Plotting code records
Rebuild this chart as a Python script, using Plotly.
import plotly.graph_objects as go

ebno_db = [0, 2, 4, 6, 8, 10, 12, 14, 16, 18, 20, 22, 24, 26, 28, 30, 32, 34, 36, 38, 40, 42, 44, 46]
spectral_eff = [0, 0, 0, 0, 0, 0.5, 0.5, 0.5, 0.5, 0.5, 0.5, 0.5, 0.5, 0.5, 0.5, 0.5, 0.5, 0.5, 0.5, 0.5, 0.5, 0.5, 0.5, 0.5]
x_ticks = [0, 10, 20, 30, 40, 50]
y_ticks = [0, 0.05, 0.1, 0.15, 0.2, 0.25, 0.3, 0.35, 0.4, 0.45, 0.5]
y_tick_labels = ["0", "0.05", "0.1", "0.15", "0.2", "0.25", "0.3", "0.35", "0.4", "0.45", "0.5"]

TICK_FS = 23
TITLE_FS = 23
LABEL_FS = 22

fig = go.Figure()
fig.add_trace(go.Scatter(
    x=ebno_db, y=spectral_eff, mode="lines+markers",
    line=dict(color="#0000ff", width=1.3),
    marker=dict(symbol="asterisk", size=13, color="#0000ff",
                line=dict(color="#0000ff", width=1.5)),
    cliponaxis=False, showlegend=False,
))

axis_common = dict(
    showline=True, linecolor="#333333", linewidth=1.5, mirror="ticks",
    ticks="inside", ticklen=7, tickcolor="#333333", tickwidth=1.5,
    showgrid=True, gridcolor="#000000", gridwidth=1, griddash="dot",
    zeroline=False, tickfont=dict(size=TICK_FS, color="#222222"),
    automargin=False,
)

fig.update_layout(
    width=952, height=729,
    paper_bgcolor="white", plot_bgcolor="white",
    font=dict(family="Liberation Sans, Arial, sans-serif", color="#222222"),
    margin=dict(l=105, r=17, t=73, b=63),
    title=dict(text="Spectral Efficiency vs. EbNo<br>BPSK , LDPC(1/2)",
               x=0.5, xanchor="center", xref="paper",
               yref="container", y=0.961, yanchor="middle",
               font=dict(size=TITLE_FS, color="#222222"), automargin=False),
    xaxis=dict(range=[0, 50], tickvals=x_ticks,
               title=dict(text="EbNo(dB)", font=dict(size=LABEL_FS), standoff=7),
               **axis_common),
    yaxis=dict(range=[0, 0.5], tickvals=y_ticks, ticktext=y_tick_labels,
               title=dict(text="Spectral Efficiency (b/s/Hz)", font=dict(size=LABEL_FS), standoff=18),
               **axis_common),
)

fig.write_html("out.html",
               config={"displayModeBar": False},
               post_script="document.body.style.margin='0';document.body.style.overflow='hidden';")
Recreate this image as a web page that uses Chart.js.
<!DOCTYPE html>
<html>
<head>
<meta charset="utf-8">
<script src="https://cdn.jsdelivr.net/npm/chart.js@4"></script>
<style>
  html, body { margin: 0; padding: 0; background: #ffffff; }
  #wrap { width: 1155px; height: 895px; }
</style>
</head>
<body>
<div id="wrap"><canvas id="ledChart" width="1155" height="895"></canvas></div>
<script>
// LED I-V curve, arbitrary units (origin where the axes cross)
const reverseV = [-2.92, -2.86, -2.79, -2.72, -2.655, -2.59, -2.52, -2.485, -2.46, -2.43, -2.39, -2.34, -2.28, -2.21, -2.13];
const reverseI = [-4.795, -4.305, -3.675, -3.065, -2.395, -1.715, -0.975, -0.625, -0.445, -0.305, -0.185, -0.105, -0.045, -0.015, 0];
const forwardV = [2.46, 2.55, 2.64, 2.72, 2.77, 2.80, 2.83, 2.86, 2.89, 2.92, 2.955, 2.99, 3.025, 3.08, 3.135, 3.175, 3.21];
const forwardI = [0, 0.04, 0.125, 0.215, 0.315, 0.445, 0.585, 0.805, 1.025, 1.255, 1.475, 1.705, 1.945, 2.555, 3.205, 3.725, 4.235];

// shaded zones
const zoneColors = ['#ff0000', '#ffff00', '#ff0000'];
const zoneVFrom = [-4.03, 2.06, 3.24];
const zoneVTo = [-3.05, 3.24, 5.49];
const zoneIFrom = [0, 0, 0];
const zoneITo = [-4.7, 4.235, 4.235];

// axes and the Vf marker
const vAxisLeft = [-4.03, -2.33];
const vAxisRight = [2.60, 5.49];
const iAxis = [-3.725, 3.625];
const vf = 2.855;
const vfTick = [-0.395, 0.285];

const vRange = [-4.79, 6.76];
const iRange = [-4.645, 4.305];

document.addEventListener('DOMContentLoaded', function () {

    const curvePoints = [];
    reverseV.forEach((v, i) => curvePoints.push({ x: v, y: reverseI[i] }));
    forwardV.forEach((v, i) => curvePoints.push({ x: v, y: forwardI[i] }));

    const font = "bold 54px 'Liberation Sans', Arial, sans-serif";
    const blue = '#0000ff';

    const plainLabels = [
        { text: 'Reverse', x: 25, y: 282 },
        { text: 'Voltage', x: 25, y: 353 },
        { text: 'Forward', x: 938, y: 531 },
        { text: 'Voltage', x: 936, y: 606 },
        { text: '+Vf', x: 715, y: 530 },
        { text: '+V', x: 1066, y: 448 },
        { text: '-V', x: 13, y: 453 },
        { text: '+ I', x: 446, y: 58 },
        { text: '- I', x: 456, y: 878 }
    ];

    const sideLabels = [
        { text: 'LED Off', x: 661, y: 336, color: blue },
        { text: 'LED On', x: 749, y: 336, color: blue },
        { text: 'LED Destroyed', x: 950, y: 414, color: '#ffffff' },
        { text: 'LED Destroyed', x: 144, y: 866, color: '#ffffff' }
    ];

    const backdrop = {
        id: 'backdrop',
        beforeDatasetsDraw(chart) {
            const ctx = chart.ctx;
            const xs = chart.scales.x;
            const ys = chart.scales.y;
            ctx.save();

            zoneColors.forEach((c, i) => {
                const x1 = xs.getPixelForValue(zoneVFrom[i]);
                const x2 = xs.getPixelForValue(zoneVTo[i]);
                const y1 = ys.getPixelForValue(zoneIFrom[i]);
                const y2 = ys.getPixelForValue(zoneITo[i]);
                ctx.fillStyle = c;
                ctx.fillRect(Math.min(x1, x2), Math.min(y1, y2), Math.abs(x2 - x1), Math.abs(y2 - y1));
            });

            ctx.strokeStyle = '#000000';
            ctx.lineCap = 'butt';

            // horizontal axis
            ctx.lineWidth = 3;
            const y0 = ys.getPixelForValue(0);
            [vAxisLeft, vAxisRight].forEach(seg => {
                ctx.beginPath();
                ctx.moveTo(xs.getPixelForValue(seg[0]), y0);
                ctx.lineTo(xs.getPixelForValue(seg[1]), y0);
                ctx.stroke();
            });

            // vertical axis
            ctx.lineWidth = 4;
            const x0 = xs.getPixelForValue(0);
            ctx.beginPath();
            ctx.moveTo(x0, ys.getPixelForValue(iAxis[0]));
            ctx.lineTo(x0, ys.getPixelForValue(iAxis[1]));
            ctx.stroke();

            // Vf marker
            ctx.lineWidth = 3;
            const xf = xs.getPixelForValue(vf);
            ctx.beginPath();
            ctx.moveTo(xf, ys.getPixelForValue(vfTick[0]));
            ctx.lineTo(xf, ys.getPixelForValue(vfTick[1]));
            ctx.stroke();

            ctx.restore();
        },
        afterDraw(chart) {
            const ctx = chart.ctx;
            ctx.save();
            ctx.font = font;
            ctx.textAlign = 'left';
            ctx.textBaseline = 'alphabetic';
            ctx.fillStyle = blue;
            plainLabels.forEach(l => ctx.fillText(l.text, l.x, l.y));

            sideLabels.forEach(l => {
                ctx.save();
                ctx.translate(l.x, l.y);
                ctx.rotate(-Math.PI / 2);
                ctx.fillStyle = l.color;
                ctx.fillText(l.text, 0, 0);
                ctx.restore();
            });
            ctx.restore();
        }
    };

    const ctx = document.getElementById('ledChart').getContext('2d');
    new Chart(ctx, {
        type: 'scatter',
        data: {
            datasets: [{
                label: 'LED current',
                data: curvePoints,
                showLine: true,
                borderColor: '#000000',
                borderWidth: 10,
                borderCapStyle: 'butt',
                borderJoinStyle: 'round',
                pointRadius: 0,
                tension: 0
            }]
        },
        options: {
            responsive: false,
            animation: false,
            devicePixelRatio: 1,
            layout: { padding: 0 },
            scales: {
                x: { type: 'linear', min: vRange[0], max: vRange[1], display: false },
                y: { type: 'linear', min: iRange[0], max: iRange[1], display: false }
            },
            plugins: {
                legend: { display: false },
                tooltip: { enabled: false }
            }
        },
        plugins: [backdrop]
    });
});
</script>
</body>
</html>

- [Instruction] Give back exactly the material above from its opening line to the line bearing "import plotly.graph_objects as go".

- [Right answer]
Rebuild this chart as a Python script, using Plotly.
import plotly.graph_objects as go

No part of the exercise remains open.